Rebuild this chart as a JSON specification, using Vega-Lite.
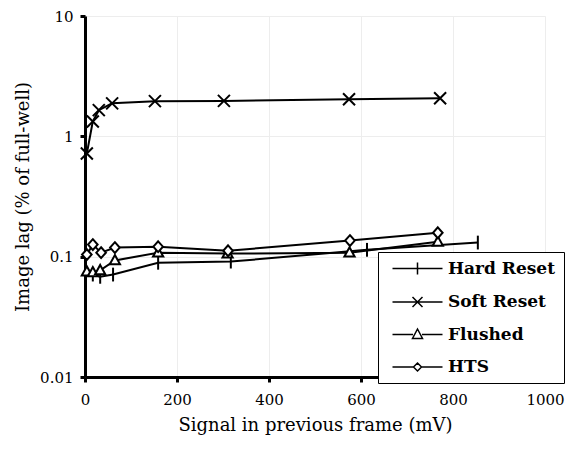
{
  "$schema": "https://vega.github.io/schema/vega-lite/v6.json",
  "autosize": "none",
  "width": 460,
  "height": 361,
  "padding": {"left": 85, "top": 16, "right": 33, "bottom": 75},
  "background": "white",
  "config": {"view": {"stroke": null}, "font": "DejaVu Serif"},
  "data": {
    "values": [
      {"series": "Hard Reset", "signal": 2, "lag": 0.076},
      {"series": "Hard Reset", "signal": 17, "lag": 0.071},
      {"series": "Hard Reset", "signal": 33, "lag": 0.068},
      {"series": "Hard Reset", "signal": 61, "lag": 0.071},
      {"series": "Hard Reset", "signal": 159, "lag": 0.089},
      {"series": "Hard Reset", "signal": 317, "lag": 0.091},
      {"series": "Hard Reset", "signal": 613, "lag": 0.114},
      {"series": "Hard Reset", "signal": 854, "lag": 0.131},
      {"series": "Soft Reset", "signal": 4, "lag": 0.72},
      {"series": "Soft Reset", "signal": 17, "lag": 1.33},
      {"series": "Soft Reset", "signal": 30, "lag": 1.65},
      {"series": "Soft Reset", "signal": 59, "lag": 1.88},
      {"series": "Soft Reset", "signal": 152, "lag": 1.96},
      {"series": "Soft Reset", "signal": 302, "lag": 1.97},
      {"series": "Soft Reset", "signal": 574, "lag": 2.03},
      {"series": "Soft Reset", "signal": 772, "lag": 2.07},
      {"series": "Flushed", "signal": 4, "lag": 0.075},
      {"series": "Flushed", "signal": 17, "lag": 0.074},
      {"series": "Flushed", "signal": 33, "lag": 0.077},
      {"series": "Flushed", "signal": 65, "lag": 0.093},
      {"series": "Flushed", "signal": 159, "lag": 0.108},
      {"series": "Flushed", "signal": 310, "lag": 0.106},
      {"series": "Flushed", "signal": 575, "lag": 0.108},
      {"series": "Flushed", "signal": 767, "lag": 0.133},
      {"series": "HTS", "signal": 4, "lag": 0.104},
      {"series": "HTS", "signal": 17, "lag": 0.126},
      {"series": "HTS", "signal": 35, "lag": 0.108},
      {"series": "HTS", "signal": 65, "lag": 0.119},
      {"series": "HTS", "signal": 159, "lag": 0.121},
      {"series": "HTS", "signal": 311, "lag": 0.112},
      {"series": "HTS", "signal": 576, "lag": 0.136},
      {"series": "HTS", "signal": 767, "lag": 0.158}
    ]
  },
  "encoding": {
    "x": {
      "field": "signal", "type": "quantitative",
      "scale": {"domain": [0, 1000], "nice": false},
      "axis": {
        "title": "Signal in previous frame (mV)",
        "values": [0, 200, 400, 600, 800, 1000],
        "format": "d",
        "domainColor": "black", "domainWidth": 3,
        "tickColor": "black", "tickWidth": 3, "tickSize": 5,
        "labelFont": "DejaVu Serif", "labelFontSize": 15, "labelColor": "black", "labelPadding": 10, "labelFlush": false,
        "titleFont": "DejaVu Serif", "titleFontSize": 18, "titleFontWeight": "normal", "titleColor": "black", "titlePadding": 9,
        "grid": true, "gridColor": "#ededed", "gridWidth": 1
      }
    },
    "y": {
      "field": "lag", "type": "quantitative",
      "scale": {"type": "log", "domain": [0.01, 10], "nice": false},
      "axis": {
        "title": "Image lag (% of full-well)",
        "values": [0.01, 0.1, 1, 10],
        "format": "~g",
        "domainColor": "black", "domainWidth": 3,
        "tickColor": "black", "tickWidth": 3, "tickSize": 5,
        "labelFont": "DejaVu Serif", "labelFontSize": 15, "labelColor": "black", "labelPadding": 7,
        "titleFont": "DejaVu Serif", "titleFontSize": 18, "titleFontWeight": "normal", "titleColor": "black", "titlePadding": 7,
        "grid": true, "gridColor": "#ededed", "gridWidth": 1
      }
    }
  },
  "layer": [
    {
      "mark": {"type": "line", "color": "black", "strokeWidth": 2},
      "encoding": {"detail": {"field": "series"}}
    },
    {
      "mark": {"type": "point", "filled": false, "fill": "white", "stroke": "black", "strokeWidth": 2, "size": 36, "opacity": 1},
      "encoding": {
        "shape": {
          "field": "series", "type": "nominal",
          "scale": {
            "domain": ["Hard Reset", "Soft Reset", "Flushed", "HTS"],
            "range": ["M0,-2.3V2.3", "M-2,-2L2,2M-2,2L2,-2", "M0,-1.8L1.7,1.3L-1.7,1.3Z", "M0,-1.8L1.6,0L0,1.8L-1.6,0Z"]
          },
          "legend": null
        }
      }
    },
    {
      "mark": {"type": "point", "filled": false, "fill": "white", "stroke": "black", "strokeWidth": 2, "size": 36, "opacity": 0},
      "encoding": {
        "shape": {
          "field": "series", "type": "nominal",
          "scale": {
            "domain": ["Hard Reset", "Soft Reset", "Flushed", "HTS"],
            "range": ["M-5,0H5M0,-1.2V1.2", "M-5,0H5M-1,-1L1,1M-1,1L1,-1", "M-5,0H-0.9M0.9,0H5M0,-1.1L1,0.8L-1,0.8Z", "M-5,0H-0.8M0.8,0H5M0,-0.8L0.8,0L0,0.8L-0.8,0Z"]
          },
          "legend": {
            "title": null,
            "orient": "none", "legendX": 293, "legendY": 236,
            "strokeColor": "black", "fillColor": "white", "padding": 8,
            "labelFont": "DejaVu Serif", "labelFontWeight": "bold", "labelFontSize": 17, "labelColor": "black", "labelLimit": 300,
            "symbolSize": 100,
            "symbolOffset": 23, "labelOffset": 22, "rowPadding": 14.5,
            "encode": {
              "legend": {"strokeWidth": {"value": 2}},
              "symbols": {
                "stroke": {"value": "black"},
                "fill": {"value": "white"},
                "strokeWidth": {"value": 2},
                "opacity": {"value": 1}
              }
            }
          }
        }
      }
    }
  ],
  "resolve": {"scale": {"shape": "independent"}, "legend": {"shape": "independent"}}
}
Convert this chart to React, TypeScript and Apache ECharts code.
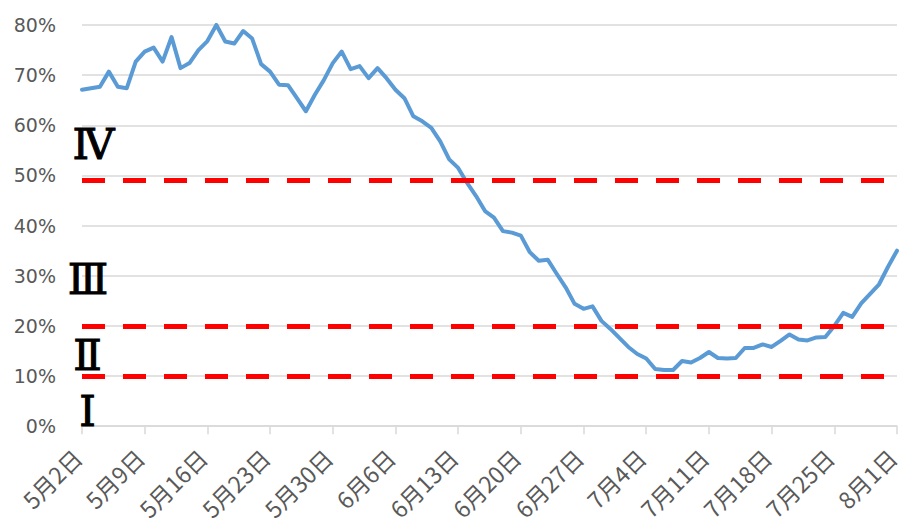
import React, { useEffect, useRef } from "react";
import * as echarts from "echarts";

const startMonth = 5;
const startDay = 2;
const monthLengths: Record<number, number> = { 5: 31, 6: 30, 7: 31, 8: 31 };
const dayCount = 92;

function buildCategories(): string[] {
  const out: string[] = [];
  let m = startMonth;
  let d = startDay;
  for (let i = 0; i < dayCount; i++) {
    out.push(`${m}月${d}日`);
    d++;
    if (d > monthLengths[m]) {
      d = 1;
      m++;
    }
  }
  return out;
}

const categories = buildCategories();

const rateValues = [
  67.1, 67.4, 67.7, 70.7, 67.7, 67.4, 72.7, 74.7, 75.5, 72.7,
  77.6, 71.4, 72.4, 75.0, 76.8, 80.0, 76.7, 76.3, 78.8, 77.3,
  72.2, 70.7, 68.1, 68.0, 65.4, 62.8, 66.1, 69.0, 72.4, 74.7,
  71.2, 71.8, 69.4, 71.4, 69.4, 67.1, 65.4, 61.8, 60.8, 59.5,
  56.8, 53.2, 51.5, 48.5, 45.9, 42.9, 41.6, 38.9, 38.6, 38.0,
  34.7, 33.0, 33.2, 30.4, 27.7, 24.4, 23.4, 23.9, 21.0, 19.4,
  17.6, 15.8, 14.4, 13.5, 11.4, 11.2, 11.2, 13.0, 12.7, 13.6,
  14.8, 13.6, 13.5, 13.6, 15.6, 15.6, 16.3, 15.8, 17.0, 18.3,
  17.3, 17.1, 17.7, 17.8, 20.0, 22.6, 21.8, 24.5, 26.4, 28.3,
  31.8, 35.0,
];

const thresholdValues = [49, 20, 10];

const zoneLabels = ["Ⅳ", "Ⅲ", "Ⅱ", "Ⅰ"];
const zoneLabelY = [144, 279, 355, 411];
const zoneLabelX = [93.5, 88, 87.5, 87.5];

export default function App() {
  const ref = useRef<HTMLDivElement>(null);

  useEffect(() => {
    if (!ref.current) return;
    const chart = echarts.init(ref.current, undefined, { renderer: "svg" });
    chart.setOption({
      animation: false,
      backgroundColor: "#ffffff",
      grid: { left: 82, right: 6, top: 25, bottom: 95 },
      xAxis: {
        type: "category",
        data: categories,
        boundaryGap: false,
        axisLine: { lineStyle: { color: "#d9d9d9", width: 1.5 } },
        axisTick: {
          show: true,
          interval: 6,
          length: 8,
          lineStyle: { color: "#d9d9d9", width: 1.5 },
        },
        axisLabel: {
          interval: 6,
          rotate: 45,
          margin: 22,
          padding: [0, 7, 0, 0],
          color: "#595959",
          fontSize: 23,
          fontFamily: "Noto Sans CJK JP",
        },
        splitLine: { show: false },
      },
      yAxis: {
        type: "value",
        min: 0,
        max: 80,
        interval: 10,
        axisLine: { show: false },
        axisTick: { show: false },
        axisLabel: {
          formatter: "{value}%",
          color: "#595959",
          fontSize: 19,
          margin: 26,
          fontFamily: "DejaVu Sans",
        },
        splitLine: { lineStyle: { color: "#d9d9d9", width: 1.5 } },
      },
      series: [
        {
          type: "line",
          data: rateValues,
          symbol: "none",
          lineStyle: { color: "#5b9bd5", width: 4, cap: "round", join: "round" },
          markLine: {
            silent: true,
            symbol: "none",
            label: { show: false },
            lineStyle: { color: "#ff0000", width: 5, type: [23, 18] },
            data: thresholdValues.map((v) => ({ yAxis: v })),
          },
          z: 3,
        },
      ],
      graphic: zoneLabels.map((t, i) => ({
        type: "text",
        x: zoneLabelX[i],
        y: zoneLabelY[i],
        z: 10,
        style: {
          text: t,
          fill: "#000000",
          stroke: "#000000",
          lineWidth: 1,
          fontSize: 42,
          fontFamily: "DejaVu Serif",
          textAlign: "center",
          textVerticalAlign: "middle",
        },
      })),
    });
    return () => chart.dispose();
  }, []);

  return (
    <div
      ref={ref}
      style={{ position: "fixed", left: 0, top: 0, width: 903, height: 523 }}
    />
  );
}
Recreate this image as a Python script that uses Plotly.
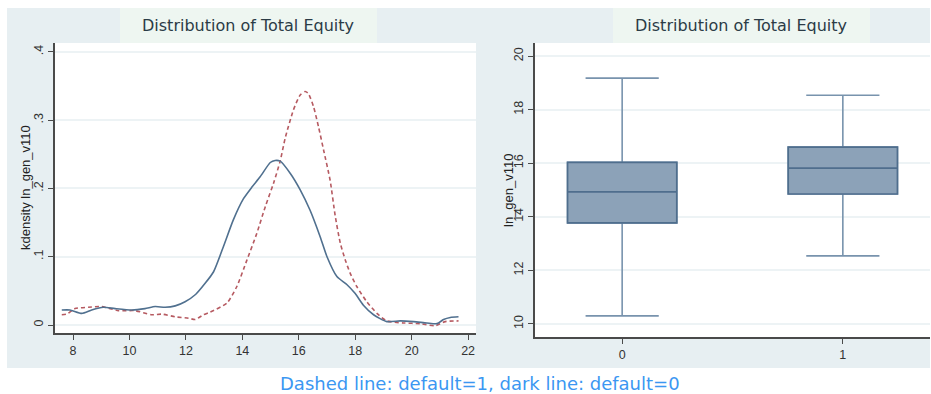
import plotly.graph_objects as go

W, H = 931, 394

# Kernel density of ln_gen_v110, default = 0 (solid)
kd_x0 = [7.6, 7.89, 8.31, 8.66, 9.07, 9.49, 10.08, 10.55, 10.91, 11.26, 11.62, 11.97,
         12.35, 12.68, 12.98, 13.33, 13.68, 14.04, 14.34, 14.63, 14.99, 15.16, 15.34,
         15.70, 16.05, 16.40, 16.76, 17.0, 17.35, 17.71, 18.0, 18.29, 18.65, 19.12,
         19.6, 20.07, 20.54, 20.9, 21.13, 21.37, 21.66]
kd_y0 = [0.022, 0.022, 0.017, 0.022, 0.026, 0.024, 0.022, 0.024, 0.027, 0.026, 0.028, 0.034,
         0.045, 0.061, 0.078, 0.115, 0.154, 0.185, 0.202, 0.217, 0.238, 0.241, 0.240,
         0.222, 0.198, 0.168, 0.129, 0.100, 0.071, 0.059, 0.046, 0.029, 0.015, 0.005,
         0.006, 0.005, 0.003, 0.002, 0.008, 0.011, 0.012]

# Kernel density of ln_gen_v110, default = 1 (dashed)
kd_x1 = [7.6, 7.78, 8.07, 8.54, 9.02, 9.61, 10.2, 10.79, 11.15, 11.62, 12.09, 12.33,
         12.62, 12.86, 13.45, 13.80, 14.16, 14.51, 14.81, 15.10, 15.34, 15.52, 15.81,
         16.05, 16.23, 16.34, 16.52, 16.70, 16.88, 17.11, 17.29, 17.47, 17.65, 17.82,
         18.06, 18.41, 18.77, 19.12, 19.71, 20.30, 20.84, 21.19, 21.66]
kd_y1 = [0.015, 0.016, 0.024, 0.026, 0.027, 0.021, 0.021, 0.015, 0.016, 0.012, 0.010, 0.008,
         0.015, 0.019, 0.032, 0.056, 0.095, 0.134, 0.173, 0.207, 0.240, 0.274, 0.315,
         0.337, 0.342, 0.339, 0.320, 0.290, 0.256, 0.212, 0.160, 0.120, 0.095, 0.076,
         0.056, 0.034, 0.017, 0.006, 0.003, 0.002, -0.001, 0.005, 0.006]

# Box plot summaries by default group
groups = ["0", "1"]
box_lower = [10.30, 12.54]
box_q1 = [13.77, 14.85]
box_median = [14.93, 15.82]
box_q3 = [16.03, 16.60]
box_upper = [19.18, 18.54]

kd_ticks = [8, 10, 12, 14, 16, 18, 20, 22]
dens_ticks = [0, 0.1, 0.2, 0.3, 0.4]
dens_ticktext = ["0", ".1", ".2", ".3", ".4"]
ln_ticks = [10, 12, 14, 16, 18, 20]

TITLE = "Distribution of Total Equity"
CAPTION = "Dashed line: default=1, dark line: default=0"

FONT = "Arial, Liberation Sans, sans-serif"
WIDE_FONT = "DejaVu Sans, sans-serif"
PANEL = "#e7eff2"
TITLE_BG = "#eef6f1"
AXIS = "#4a4a4a"
GRID = "#edf3f5"


def fx(p):
    return p / W


def fy(p):
    return 1 - p / H


fig = go.Figure()

fig.add_trace(go.Scatter(
    x=kd_x1, y=kd_y1, mode="lines", xaxis="x", yaxis="y",
    line=dict(color="#b65a61", width=1.6, dash="4px,3px", shape="spline", smoothing=0.6),
    hoverinfo="skip"))
fig.add_trace(go.Scatter(
    x=kd_x0, y=kd_y0, mode="lines", xaxis="x", yaxis="y",
    line=dict(color="#50708f", width=1.6, shape="spline", smoothing=0.6),
    hoverinfo="skip"))

for i, g in enumerate(groups):
    # whiskers and caps (lighter stroke)
    fig.add_trace(go.Box(
        x=[i], q1=[box_q1[i]], median=[box_median[i]], q3=[box_q3[i]],
        lowerfence=[box_lower[i]], upperfence=[box_upper[i]],
        xaxis="x2", yaxis="y2", name=g, boxpoints=False,
        width=0.495, whiskerwidth=0.67,
        fillcolor="#8ca2b8", line=dict(color="#7893ad", width=1.6)))
    # box body and median (darker outline)
    fig.add_trace(go.Box(
        x=[i], q1=[box_q1[i]], median=[box_median[i]], q3=[box_q3[i]],
        lowerfence=[box_q1[i]], upperfence=[box_q3[i]],
        xaxis="x2", yaxis="y2", name=g, boxpoints=False,
        width=0.495, whiskerwidth=0,
        fillcolor="#8ca2b8", line=dict(color="#4f6e8d", width=1.7)))

shapes = [
    # outer graph region
    dict(type="rect", xref="paper", yref="paper", layer="below",
         x0=fx(7), x1=fx(930), y0=fy(368), y1=fy(8),
         fillcolor=PANEL, line=dict(width=0)),
    # title boxes
    dict(type="rect", xref="paper", yref="paper", layer="below",
         x0=fx(120), x1=fx(377), y0=fy(43), y1=fy(8),
         fillcolor=TITLE_BG, line=dict(width=0)),
    dict(type="rect", xref="paper", yref="paper", layer="below",
         x0=fx(613), x1=fx(870), y0=fy(43), y1=fy(8),
         fillcolor=TITLE_BG, line=dict(width=0)),
    # plot regions
    dict(type="rect", xref="x domain", yref="y domain", layer="below",
         x0=0, x1=1, y0=0, y1=1, fillcolor="white", line=dict(width=0)),
    dict(type="rect", xref="x2 domain", yref="y2 domain", layer="below",
         x0=0, x1=1, y0=0, y1=1, fillcolor="white", line=dict(width=0)),
]


def label(text, x, y, size, color, family, angle=0):
    return dict(text=text, xref="paper", yref="paper", x=fx(x), y=fy(y),
                xanchor="center", yanchor="middle", textangle=angle,
                showarrow=False, font=dict(family=family, size=size, color=color))


annotations = [
    label(TITLE, 248, 26, 16, "#2b3b46", WIDE_FONT),
    label(TITLE, 741, 26, 16, "#2b3b46", WIDE_FONT),
    label("kdensity ln_gen_v110", 25, 188, 13, "#222", FONT, -90),
    label("ln_gen_v110", 508, 190, 13, "#222", FONT, -90),
    label(CAPTION, 480, 383, 18, "#3b97f2", WIDE_FONT),
]

axis_common = dict(showline=True, linecolor=AXIS, linewidth=1.5, ticks="outside",
                   ticklen=5, tickcolor=AXIS, tickwidth=1.2, zeroline=False,
                   tickfont=dict(family=FONT, size=12.5, color="#333"))

fig.update_layout(
    width=W, height=H, margin=dict(l=0, r=0, t=0, b=0),
    paper_bgcolor="white", plot_bgcolor="rgba(0,0,0,0)",
    showlegend=False, shapes=shapes, annotations=annotations,
    xaxis=dict(domain=[fx(55), fx(476)], range=[7.36, 22.28], tickvals=kd_ticks,
               showgrid=False, anchor="y", **axis_common),
    yaxis=dict(domain=[fy(333), fy(43)], range=[-0.0117, 0.413], tickvals=dens_ticks,
               ticktext=dens_ticktext, tickangle=-90, showgrid=True, gridcolor=GRID,
               gridwidth=1.5, anchor="x", **axis_common),
    xaxis2=dict(domain=[fx(535), fx(930)], range=[-0.395, 1.395], tickvals=[0, 1],
                ticktext=groups, showgrid=False, anchor="y2", **axis_common),
    yaxis2=dict(domain=[fy(337), fy(43)], range=[9.51, 20.49], tickvals=ln_ticks,
                tickangle=-90, showgrid=True, gridcolor=GRID, gridwidth=1.5,
                anchor="x2", **axis_common),
)

fig.write_html("out.html")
##########
(Request):
Collect every line with the string "this" from the records, and copy each.

(Written answer):
Rebuild this chart as a JSON specification, using Vega-Lite.
Convert this chart to React, TypeScript and Apache ECharts code.
Recreate this image as a Python script that uses Plotly.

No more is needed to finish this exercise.